Finishing touches made to the PPF service-related compensation cap
The DWP has laid all the necessary secondary legislation in order to bring into being the service-related cap to PPF compensation from 6 April 2017.
Currently, when a scheme is assessed for PPF entry, the initial amount of the PPF pension for those who are below normal pension age is capped at a fixed amount. But going forward, this cap will increase, by 3% for every full year of pensionable service above 20 years the member has in the scheme, to a maximum of twice the cap that initially applied to them. Although all those affected will have their PPF compensation recalculated at the original point of assessment as if the service-related cap had always been in existence, they will not receive any back payments.

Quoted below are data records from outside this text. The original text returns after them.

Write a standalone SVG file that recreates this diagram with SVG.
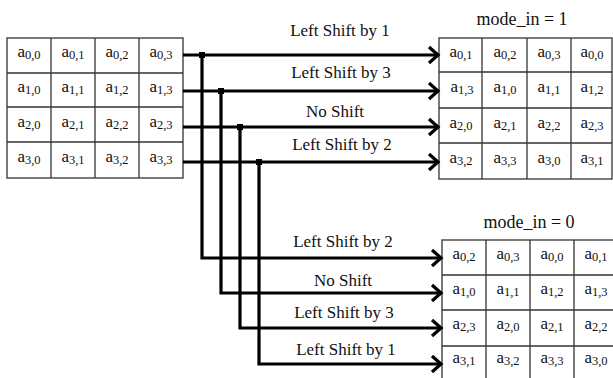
<svg xmlns="http://www.w3.org/2000/svg" width="613" height="378" viewBox="0 0 613 378">
  <style>
    .grid { fill: #ffffff; stroke: #333333; stroke-width: 1.3; }
    .gl { stroke: #333333; stroke-width: 1.3; }
    .cell { font-family: "Liberation Serif", "Times New Roman", serif; font-size: 17px; fill: #111111; text-anchor: middle; }
    .sub { font-size: 12.5px; }
    .lbl { font-family: "Liberation Serif", "Times New Roman", serif; font-size: 17px; fill: #111111; text-anchor: middle; }
    .title { font-size: 18px; }
    .arr { fill: none; stroke: #000000; stroke-width: 3.2; stroke-linejoin: miter; marker-end: url(#chev); }
  </style>
  <defs>
    <marker id="chev" markerUnits="userSpaceOnUse" markerWidth="16" markerHeight="20" refX="12" refY="10" orient="auto" viewBox="0 0 16 20">
      <polyline points="3,2 12,10 3,18" fill="none" stroke="#000000" stroke-width="3.2"/>
    </marker>
  </defs>

  <rect width="613" height="378" fill="#ffffff"/>

  <!-- input state matrix -->
  <g id="input-matrix">
    <rect class="grid" x="7" y="38" width="176" height="140"/>
    <line class="gl" x1="51" y1="38" x2="51" y2="178"/>
    <line class="gl" x1="95" y1="38" x2="95" y2="178"/>
    <line class="gl" x1="139" y1="38" x2="139" y2="178"/>
    <line class="gl" x1="7" y1="73" x2="183" y2="73"/>
    <line class="gl" x1="7" y1="107" x2="183" y2="107"/>
    <line class="gl" x1="7" y1="142" x2="183" y2="142"/>
    <text class="cell" x="29" y="57">a<tspan class="sub" dy="2">0,0</tspan></text>
    <text class="cell" x="73" y="57">a<tspan class="sub" dy="2">0,1</tspan></text>
    <text class="cell" x="117" y="57">a<tspan class="sub" dy="2">0,2</tspan></text>
    <text class="cell" x="161" y="57">a<tspan class="sub" dy="2">0,3</tspan></text>
    <text class="cell" x="29" y="92">a<tspan class="sub" dy="2">1,0</tspan></text>
    <text class="cell" x="73" y="92">a<tspan class="sub" dy="2">1,1</tspan></text>
    <text class="cell" x="117" y="92">a<tspan class="sub" dy="2">1,2</tspan></text>
    <text class="cell" x="161" y="92">a<tspan class="sub" dy="2">1,3</tspan></text>
    <text class="cell" x="29" y="127">a<tspan class="sub" dy="2">2,0</tspan></text>
    <text class="cell" x="73" y="127">a<tspan class="sub" dy="2">2,1</tspan></text>
    <text class="cell" x="117" y="127">a<tspan class="sub" dy="2">2,2</tspan></text>
    <text class="cell" x="161" y="127">a<tspan class="sub" dy="2">2,3</tspan></text>
    <text class="cell" x="29" y="162">a<tspan class="sub" dy="2">3,0</tspan></text>
    <text class="cell" x="73" y="162">a<tspan class="sub" dy="2">3,1</tspan></text>
    <text class="cell" x="117" y="162">a<tspan class="sub" dy="2">3,2</tspan></text>
    <text class="cell" x="161" y="162">a<tspan class="sub" dy="2">3,3</tspan></text>
  </g>

  <!-- output matrix, mode_in = 1 -->
  <g id="output-mode1">
    <text class="lbl title" x="522" y="25">mode_in = 1</text>
    <rect class="grid" x="439" y="38" width="173" height="141"/>
    <line class="gl" x1="482" y1="38" x2="482" y2="179"/>
    <line class="gl" x1="527" y1="38" x2="527" y2="179"/>
    <line class="gl" x1="571" y1="38" x2="571" y2="179"/>
    <line class="gl" x1="439" y1="72" x2="612" y2="72"/>
    <line class="gl" x1="439" y1="108" x2="612" y2="108"/>
    <line class="gl" x1="439" y1="143" x2="612" y2="143"/>
    <text class="cell" x="461" y="57">a<tspan class="sub" dy="2">0,1</tspan></text>
    <text class="cell" x="505" y="57">a<tspan class="sub" dy="2">0,2</tspan></text>
    <text class="cell" x="549" y="57">a<tspan class="sub" dy="2">0,3</tspan></text>
    <text class="cell" x="592" y="57">a<tspan class="sub" dy="2">0,0</tspan></text>
    <text class="cell" x="462" y="92">a<tspan class="sub" dy="2">1,3</tspan></text>
    <text class="cell" x="505" y="92">a<tspan class="sub" dy="2">1,0</tspan></text>
    <text class="cell" x="549" y="92">a<tspan class="sub" dy="2">1,1</tspan></text>
    <text class="cell" x="592" y="92">a<tspan class="sub" dy="2">1,2</tspan></text>
    <text class="cell" x="461" y="128">a<tspan class="sub" dy="2">2,0</tspan></text>
    <text class="cell" x="505" y="128">a<tspan class="sub" dy="2">2,1</tspan></text>
    <text class="cell" x="549" y="128">a<tspan class="sub" dy="2">2,2</tspan></text>
    <text class="cell" x="592" y="128">a<tspan class="sub" dy="2">2,3</tspan></text>
    <text class="cell" x="461" y="163">a<tspan class="sub" dy="2">3,2</tspan></text>
    <text class="cell" x="505" y="163">a<tspan class="sub" dy="2">3,3</tspan></text>
    <text class="cell" x="549" y="163">a<tspan class="sub" dy="2">3,0</tspan></text>
    <text class="cell" x="592" y="163">a<tspan class="sub" dy="2">3,1</tspan></text>
  </g>

  <!-- output matrix, mode_in = 0 -->
  <g id="output-mode0">
    <text class="lbl title" x="529" y="228">mode_in = 0</text>
    <rect class="grid" x="442" y="240" width="180" height="150"/>
    <line class="gl" x1="486" y1="240" x2="486" y2="390"/>
    <line class="gl" x1="530" y1="240" x2="530" y2="390"/>
    <line class="gl" x1="574" y1="240" x2="574" y2="390"/>
    <line class="gl" x1="442" y1="275" x2="622" y2="275"/>
    <line class="gl" x1="442" y1="310" x2="622" y2="310"/>
    <line class="gl" x1="442" y1="346" x2="622" y2="346"/>
    <text class="cell" x="464" y="259">a<tspan class="sub" dy="2">0,2</tspan></text>
    <text class="cell" x="508" y="259">a<tspan class="sub" dy="2">0,3</tspan></text>
    <text class="cell" x="552" y="259">a<tspan class="sub" dy="2">0,0</tspan></text>
    <text class="cell" x="596" y="259">a<tspan class="sub" dy="2">0,1</tspan></text>
    <text class="cell" x="464" y="294">a<tspan class="sub" dy="2">1,0</tspan></text>
    <text class="cell" x="508" y="294">a<tspan class="sub" dy="2">1,1</tspan></text>
    <text class="cell" x="552" y="294">a<tspan class="sub" dy="2">1,2</tspan></text>
    <text class="cell" x="596" y="294">a<tspan class="sub" dy="2">1,3</tspan></text>
    <text class="cell" x="464" y="329">a<tspan class="sub" dy="2">2,3</tspan></text>
    <text class="cell" x="508" y="329">a<tspan class="sub" dy="2">2,0</tspan></text>
    <text class="cell" x="552" y="329">a<tspan class="sub" dy="2">2,1</tspan></text>
    <text class="cell" x="596" y="329">a<tspan class="sub" dy="2">2,2</tspan></text>
    <text class="cell" x="464" y="363">a<tspan class="sub" dy="2">3,1</tspan></text>
    <text class="cell" x="508" y="363">a<tspan class="sub" dy="2">3,2</tspan></text>
    <text class="cell" x="552" y="363">a<tspan class="sub" dy="2">3,3</tspan></text>
    <text class="cell" x="596" y="363">a<tspan class="sub" dy="2">3,0</tspan></text>
  </g>

  <!-- row connectors: straight paths to mode 1, branched paths to mode 0 -->
  <g id="connectors">
    <line class="arr" x1="183" y1="55" x2="438" y2="55"/>
    <line class="arr" x1="183" y1="91" x2="438" y2="91"/>
    <line class="arr" x1="183" y1="127" x2="438" y2="127"/>
    <line class="arr" x1="183" y1="162" x2="438" y2="162"/>

    <polyline class="arr" points="202,55 202,258 441,258"/>
    <polyline class="arr" points="221,91 221,293 441,293"/>
    <polyline class="arr" points="240,127 240,328 441,328"/>
    <polyline class="arr" points="259,162 259,364 441,364"/>

    <!-- branch junctions -->
    <rect x="199" y="52" width="6" height="6" fill="#000000"/>
    <rect x="218" y="88" width="6" height="6" fill="#000000"/>
    <rect x="237" y="124" width="6" height="6" fill="#000000"/>
    <rect x="256" y="159" width="6" height="6" fill="#000000"/>

    <text class="lbl" x="340" y="36">Left Shift by 1</text>
    <text class="lbl" x="341" y="78">Left Shift by 3</text>
    <text class="lbl" x="335" y="117">No Shift</text>
    <text class="lbl" x="342" y="150">Left Shift by 2</text>

    <text class="lbl" x="343" y="247">Left Shift by 2</text>
    <text class="lbl" x="343" y="286">No Shift</text>
    <text class="lbl" x="344" y="318">Left Shift by 3</text>
    <text class="lbl" x="346" y="355">Left Shift by 1</text>
  </g>
</svg>
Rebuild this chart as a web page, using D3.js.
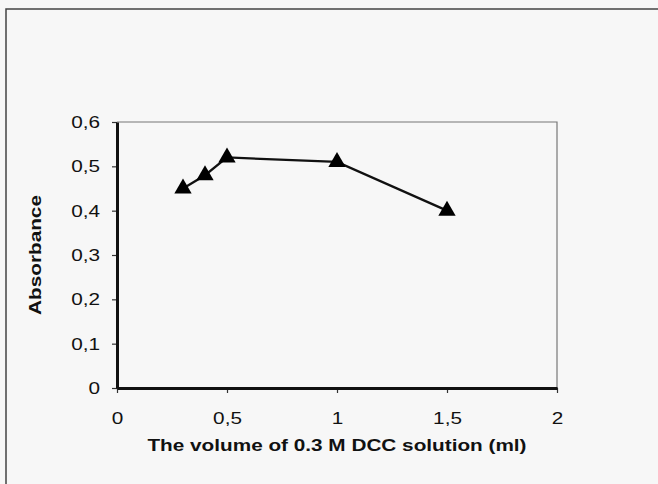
<!DOCTYPE html>
<html>
<head>
<meta charset="utf-8">
<title>Absorbance vs DCC volume</title>
<style type="text/css">
* { margin: 0; padding: 0; }
body { background: #f7f7f7; }
svg text { font-family: "Liberation Sans", Arial, sans-serif; fill: #111; }
</style>
<script src="https://cdn.jsdelivr.net/npm/d3@7"></script>
</head>
<body>
<div id="chart"></div>
<script type="text/javascript">
// values
var volumes = [0.3, 0.4, 0.5, 1.0, 1.5];
var absorbance = [0.45, 0.48, 0.52, 0.51, 0.40];
var xTicks = [0, 0.5, 1, 1.5, 2];
var yTicks = [0, 0.1, 0.2, 0.3, 0.4, 0.5, 0.6];
var xTitle = "The volume of 0.3 M DCC solution (ml)";
var yTitle = "Absorbance";

var W = 658, H = 484;
var plotL = 117, plotT = 122, plotR = 557, plotB = 388;
var stretch = 1.22; // the scanned lettering is wider than Arial

var svg = d3.select("#chart").append("svg")
  .attr("width", W).attr("height", H);

// widen a text by stretching its glyphs
function widen(sel) {
  sel.each(function() {
    var w = this.getComputedTextLength();
    d3.select(this).attr("textLength", w * stretch).attr("lengthAdjust", "spacingAndGlyphs");
  });
}

// outer frame (runs off the right and bottom edges)
svg.append("rect")
  .attr("x", 6).attr("y", 9)
  .attr("width", W + 10).attr("height", H + 10)
  .attr("fill", "none").attr("stroke", "#444").attr("stroke-width", 1.5);

var x = d3.scaleLinear().domain([0, 2]).range([plotL, plotR]);
var y = d3.scaleLinear().domain([0, 0.6]).range([plotB, plotT]);

var comma = function(d) { return String(d).replace(".", ","); };

// top and right plot borders, thin grey
svg.append("path")
  .attr("d", "M" + plotL + "," + plotT + "H" + plotR + "V" + plotB)
  .attr("fill", "none").attr("stroke", "#777").attr("stroke-width", 1.2);

var xAxis = svg.append("g")
  .attr("transform", "translate(0," + plotB + ")")
  .call(d3.axisBottom(x).tickValues(xTicks).tickFormat(comma).tickSizeInner(5).tickSizeOuter(0).tickPadding(19));
xAxis.selectAll(".tick line").attr("stroke", "#333").attr("stroke-width", 1.2);
xAxis.select(".domain").attr("stroke", "#111").attr("stroke-width", 3).raise();
xAxis.selectAll("text").attr("font-size", 17).attr("fill", "#111").call(widen);

var yAxis = svg.append("g")
  .attr("transform", "translate(" + plotL + ",0)")
  .call(d3.axisLeft(y).tickValues(yTicks).tickFormat(comma).tickSizeInner(5).tickSizeOuter(0).tickPadding(12));
yAxis.selectAll(".tick line").attr("stroke", "#333").attr("stroke-width", 1.2);
yAxis.select(".domain").attr("stroke", "#111").attr("stroke-width", 3).raise();
yAxis.selectAll("text").attr("font-size", 17).attr("fill", "#111").call(widen);

svg.append("text")
  .attr("x", x(1)).attr("y", 451)
  .attr("text-anchor", "middle")
  .attr("font-size", 17).attr("font-weight", "bold")
  .text(xTitle)
  .call(widen);

svg.append("text")
  .attr("transform", "translate(41," + y(0.3) + ") rotate(-90)")
  .attr("text-anchor", "middle")
  .attr("font-size", 17).attr("font-weight", "bold")
  .text(yTitle)
  .call(widen);

var pts = volumes.map(function(v, i) { return [v, absorbance[i]]; });

svg.append("path")
  .datum(pts)
  .attr("fill", "none").attr("stroke", "#111").attr("stroke-width", 2.3)
  .attr("d", d3.line().x(function(d) { return x(d[0]); }).y(function(d) { return y(d[1]); }));

var tri = d3.symbol().type(d3.symbolTriangle).size(130);
svg.selectAll("path.marker")
  .data(pts)
  .enter().append("path")
  .attr("class", "marker")
  .attr("transform", function(d) { return "translate(" + x(d[0]) + "," + y(d[1]) + ")"; })
  .attr("d", tri)
  .attr("fill", "#000");
</script>
</body>
</html>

In order to make this happen:
- The draft regulations on which the DWP consulted last September (see Pensions Bulletin 2016/38) have been finalised. The Pension Protection Fund (Modification) (Amendment) Regulations 2017 (SI 2017/324) come into force from 6 April 2017 and are little altered, as the response to the consultation makes clear
- Further regulations provide for any capped PPF compensation that has been subject to a pension share following divorce, to be recalculated going forwards. The Pensions Act 2014 (Pension Protection Fund: Increased Compensation Cap for Long Service) (Pension Compensation Sharing on Divorce) (Transitional Provision) Order 2017 (SI 2017/301) comes into force on 6 April 2017
- The Pensions Act 2014 (Commencement No.10) Order 2017 (SI 2017/297) brings the substantive changes to the compensation cap, as set out in Schedule 20 of the Pensions Act 2014, into force also from 6 April 2017
There is no further news on the Government’s plans to introduce an equivalent cap for the Financial Assistance Scheme from April 2018.
Comment
Whilst it is good news that this policy initiative dating from the Coalition Government has now come to pass, there are some technical loose ends to tie up, particularly in relation to the pensions tax legislation. It would be most regrettable if an improvement in PPF compensation for long service members comes at the price of an unfair tax impact – such as undermining any tax protections in place.
DWP responds on various contracting out issues
The Department for Work and Pensions has responded to its consultation paper issued last November (see Pensions Bulletin 2016/48) on three separate topics with a contracting-out theme.
Changes to the salary-related contracting-out legislation
Most of the changes being proposed are going forward and have now been set out in regulations. However, the proposal to strengthen the legislation that restricts amendments to Section 9(2B) rights has been put on hold, in order that there can be further reflection on what, if any, additional provision is required. If there are to be changes, there will be further consultation, with no changes to legislation before autumn 2017. Separately, the fixed rate of GMP revaluation for those who leave pensionable service before pensionable age on or after 6 April 2017 is set as 3.5%, rather than the 4% that had been proposed – the DWP agreeing with respondents that a 0.5% premium for fixing the rate is no longer appropriate.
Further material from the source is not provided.